President Clinton’s remarks focused on the critical need to weigh every decision against “future preference,” a concept he raised during his 1992 presidential campaign and which he first became familiar with during his own undergraduate studies at Georgetown University. Based on the principal that the future should be better than the past, future preference maintains that every citizen has an obligation to work toward a better world.

One of the most effective ways to accomplish this, the President stressed, is for private citizens, business, governments, and nonprofits to work together to empower the disenfranchised populations through improved access to educational, health, and economic opportunities –an approach he championed during his administration and now through the work of his Foundation.
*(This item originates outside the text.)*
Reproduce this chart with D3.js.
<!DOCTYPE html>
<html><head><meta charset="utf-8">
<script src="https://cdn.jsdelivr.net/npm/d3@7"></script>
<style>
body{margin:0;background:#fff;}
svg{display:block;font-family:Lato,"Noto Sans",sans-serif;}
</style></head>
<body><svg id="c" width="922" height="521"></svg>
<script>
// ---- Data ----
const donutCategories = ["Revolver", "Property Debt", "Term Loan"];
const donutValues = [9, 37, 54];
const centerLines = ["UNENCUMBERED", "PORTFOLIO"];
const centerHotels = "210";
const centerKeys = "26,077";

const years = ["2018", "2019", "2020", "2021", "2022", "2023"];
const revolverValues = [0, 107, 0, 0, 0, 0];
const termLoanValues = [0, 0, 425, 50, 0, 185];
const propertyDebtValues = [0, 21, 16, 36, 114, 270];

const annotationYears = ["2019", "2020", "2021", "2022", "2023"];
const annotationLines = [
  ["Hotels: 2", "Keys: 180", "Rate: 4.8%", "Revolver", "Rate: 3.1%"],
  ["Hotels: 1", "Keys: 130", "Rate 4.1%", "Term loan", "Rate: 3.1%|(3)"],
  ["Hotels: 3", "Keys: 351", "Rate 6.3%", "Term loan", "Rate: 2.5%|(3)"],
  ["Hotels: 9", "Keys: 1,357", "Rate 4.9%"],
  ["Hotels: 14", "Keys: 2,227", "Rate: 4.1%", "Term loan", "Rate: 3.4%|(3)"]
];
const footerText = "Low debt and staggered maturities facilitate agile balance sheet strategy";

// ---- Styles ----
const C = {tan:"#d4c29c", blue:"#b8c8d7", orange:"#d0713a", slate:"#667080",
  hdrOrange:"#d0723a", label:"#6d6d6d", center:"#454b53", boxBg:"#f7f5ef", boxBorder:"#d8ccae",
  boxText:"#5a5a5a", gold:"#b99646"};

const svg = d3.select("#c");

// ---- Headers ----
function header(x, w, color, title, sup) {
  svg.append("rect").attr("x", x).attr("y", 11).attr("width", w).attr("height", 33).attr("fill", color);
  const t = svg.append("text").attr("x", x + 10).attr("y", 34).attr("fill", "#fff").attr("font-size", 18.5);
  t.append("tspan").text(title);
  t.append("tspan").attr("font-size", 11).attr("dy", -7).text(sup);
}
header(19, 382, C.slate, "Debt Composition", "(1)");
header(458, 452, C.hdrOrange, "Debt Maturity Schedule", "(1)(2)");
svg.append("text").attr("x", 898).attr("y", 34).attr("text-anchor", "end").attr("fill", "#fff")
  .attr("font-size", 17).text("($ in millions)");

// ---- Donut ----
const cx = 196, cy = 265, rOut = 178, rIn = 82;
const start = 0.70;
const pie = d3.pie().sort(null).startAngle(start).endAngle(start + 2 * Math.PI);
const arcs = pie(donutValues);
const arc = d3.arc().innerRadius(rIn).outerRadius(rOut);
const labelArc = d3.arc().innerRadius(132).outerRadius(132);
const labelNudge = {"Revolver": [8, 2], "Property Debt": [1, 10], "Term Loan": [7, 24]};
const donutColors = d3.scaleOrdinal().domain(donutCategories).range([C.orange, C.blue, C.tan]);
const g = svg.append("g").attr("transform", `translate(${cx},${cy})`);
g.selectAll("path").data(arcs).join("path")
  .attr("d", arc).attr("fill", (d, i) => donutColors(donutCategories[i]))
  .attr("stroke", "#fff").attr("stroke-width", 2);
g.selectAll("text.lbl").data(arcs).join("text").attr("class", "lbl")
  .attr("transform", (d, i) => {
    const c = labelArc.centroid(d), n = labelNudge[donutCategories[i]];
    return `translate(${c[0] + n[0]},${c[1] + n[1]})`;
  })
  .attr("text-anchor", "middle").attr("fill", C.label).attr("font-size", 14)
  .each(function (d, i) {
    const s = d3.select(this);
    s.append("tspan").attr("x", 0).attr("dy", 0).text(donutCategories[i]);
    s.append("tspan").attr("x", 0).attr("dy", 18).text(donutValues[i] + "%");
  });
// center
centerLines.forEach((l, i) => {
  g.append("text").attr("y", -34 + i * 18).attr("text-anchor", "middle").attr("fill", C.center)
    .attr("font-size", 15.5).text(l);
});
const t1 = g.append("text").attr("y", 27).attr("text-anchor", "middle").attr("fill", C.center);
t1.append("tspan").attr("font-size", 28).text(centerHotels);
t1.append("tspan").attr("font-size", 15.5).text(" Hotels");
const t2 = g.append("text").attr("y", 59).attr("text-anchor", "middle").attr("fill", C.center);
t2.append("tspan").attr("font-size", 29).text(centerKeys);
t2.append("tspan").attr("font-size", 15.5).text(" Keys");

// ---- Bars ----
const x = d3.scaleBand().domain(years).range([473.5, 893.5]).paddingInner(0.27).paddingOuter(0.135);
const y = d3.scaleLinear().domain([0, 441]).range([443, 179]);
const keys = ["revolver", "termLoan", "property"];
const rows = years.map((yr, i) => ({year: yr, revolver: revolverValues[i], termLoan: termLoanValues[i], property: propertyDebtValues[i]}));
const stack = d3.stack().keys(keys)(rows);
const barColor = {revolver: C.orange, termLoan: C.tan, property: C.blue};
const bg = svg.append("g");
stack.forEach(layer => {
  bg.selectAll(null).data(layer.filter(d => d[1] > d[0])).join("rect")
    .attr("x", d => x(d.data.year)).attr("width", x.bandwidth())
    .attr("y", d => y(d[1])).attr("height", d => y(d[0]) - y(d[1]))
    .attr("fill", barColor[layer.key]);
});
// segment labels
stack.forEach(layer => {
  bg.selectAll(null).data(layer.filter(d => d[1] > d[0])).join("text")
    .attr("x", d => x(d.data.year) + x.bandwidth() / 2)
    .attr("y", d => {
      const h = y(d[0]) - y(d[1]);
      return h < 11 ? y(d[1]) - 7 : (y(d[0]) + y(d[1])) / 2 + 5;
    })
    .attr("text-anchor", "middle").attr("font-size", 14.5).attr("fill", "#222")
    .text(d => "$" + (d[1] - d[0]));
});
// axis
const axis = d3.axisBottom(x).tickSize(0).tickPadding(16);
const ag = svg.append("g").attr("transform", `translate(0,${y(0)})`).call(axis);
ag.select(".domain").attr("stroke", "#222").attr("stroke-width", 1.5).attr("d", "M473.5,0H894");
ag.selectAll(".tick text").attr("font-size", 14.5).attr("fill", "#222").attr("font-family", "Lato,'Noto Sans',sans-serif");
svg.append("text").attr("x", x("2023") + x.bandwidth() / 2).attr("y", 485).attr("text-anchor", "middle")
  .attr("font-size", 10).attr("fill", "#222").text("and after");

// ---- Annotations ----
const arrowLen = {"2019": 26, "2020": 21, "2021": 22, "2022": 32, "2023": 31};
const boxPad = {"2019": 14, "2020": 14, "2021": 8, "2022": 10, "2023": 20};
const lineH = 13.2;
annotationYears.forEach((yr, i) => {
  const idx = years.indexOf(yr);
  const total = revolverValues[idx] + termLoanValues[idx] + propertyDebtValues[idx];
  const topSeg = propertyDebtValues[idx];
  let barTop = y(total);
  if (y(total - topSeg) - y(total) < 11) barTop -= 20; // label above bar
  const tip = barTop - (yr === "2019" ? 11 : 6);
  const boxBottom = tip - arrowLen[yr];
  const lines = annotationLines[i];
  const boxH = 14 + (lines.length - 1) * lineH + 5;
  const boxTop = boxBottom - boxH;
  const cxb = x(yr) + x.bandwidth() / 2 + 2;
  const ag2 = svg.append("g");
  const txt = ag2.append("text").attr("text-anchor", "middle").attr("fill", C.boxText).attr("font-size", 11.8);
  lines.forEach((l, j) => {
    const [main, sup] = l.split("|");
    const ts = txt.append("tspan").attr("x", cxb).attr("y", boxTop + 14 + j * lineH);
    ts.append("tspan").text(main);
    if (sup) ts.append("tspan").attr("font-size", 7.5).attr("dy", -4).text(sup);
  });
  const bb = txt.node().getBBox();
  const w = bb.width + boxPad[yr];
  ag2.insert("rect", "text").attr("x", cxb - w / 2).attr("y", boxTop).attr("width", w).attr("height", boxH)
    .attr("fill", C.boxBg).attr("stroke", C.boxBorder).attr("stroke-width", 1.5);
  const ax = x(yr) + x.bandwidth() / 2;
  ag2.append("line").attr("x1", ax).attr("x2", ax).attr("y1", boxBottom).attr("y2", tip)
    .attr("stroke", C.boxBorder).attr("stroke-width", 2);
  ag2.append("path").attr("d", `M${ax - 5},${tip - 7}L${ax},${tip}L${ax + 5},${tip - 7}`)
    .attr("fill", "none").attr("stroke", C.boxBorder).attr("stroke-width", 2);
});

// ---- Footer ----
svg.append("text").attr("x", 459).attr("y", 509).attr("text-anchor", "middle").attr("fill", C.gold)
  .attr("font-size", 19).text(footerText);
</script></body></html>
To make education a priority during his presidency, for example, President Clinton initiated policies that provided for the largest increase in aid to higher education since the passage of the GI Bill at the closing of WWII. Under his administration the Direct Student Loan and Hope Scholarship programs were initiated, and he engineered significant increases in Work Study and Pell Grants, paving the way for the largest ever increases in higher education enrollment rates. Through the work of his Clinton Global Initiative (CGI), President Clinton continues to work with governments, the private sector, and nongovernmental organizations to expand access to educational opportunity in the United States and around the world. Through Commitments to Action implemented by CGI members around the world, more than 10 million children have been provided access to a better education.

CGI and the Clinton Foundation work to improve education as well as to expand access to health care and economic opportunity and to preserve the environment. Young people and students have already contributed to the success of the Clinton Foundation’s mission and approach.

Through the Clinton Global Initiative University (CGI U), in 2010, students from campuses around the world have made 1,000 Commitments to Action that will improve the lives of more than 290,000 people worldwide. President Clinton is proud of the range of programs students are implementing around the world: to build an elementary school in Haiti; provide solar lamps to impoverished villages in India; retrofit buildings on college campuses with green—energy efficient technology; and tutor high school students striving to pass their citizenship tests.

With these efforts in mind, President Clinton encouraged young people to continue after graduation to find sustainable solutions to global problems. “There is always going to be a gap between what the private sector can produce and the government can provide and in that space citizens have to take action to bridge the broken places in our society and around the world. That’s really what the nongovernmental movement is all about.” And it was the engagement of young people around the world is all about as well. “When I look out at you,” President Clinton told the graduates, “I think it would be a big mistake to bet against our future if you keep us in the future business.”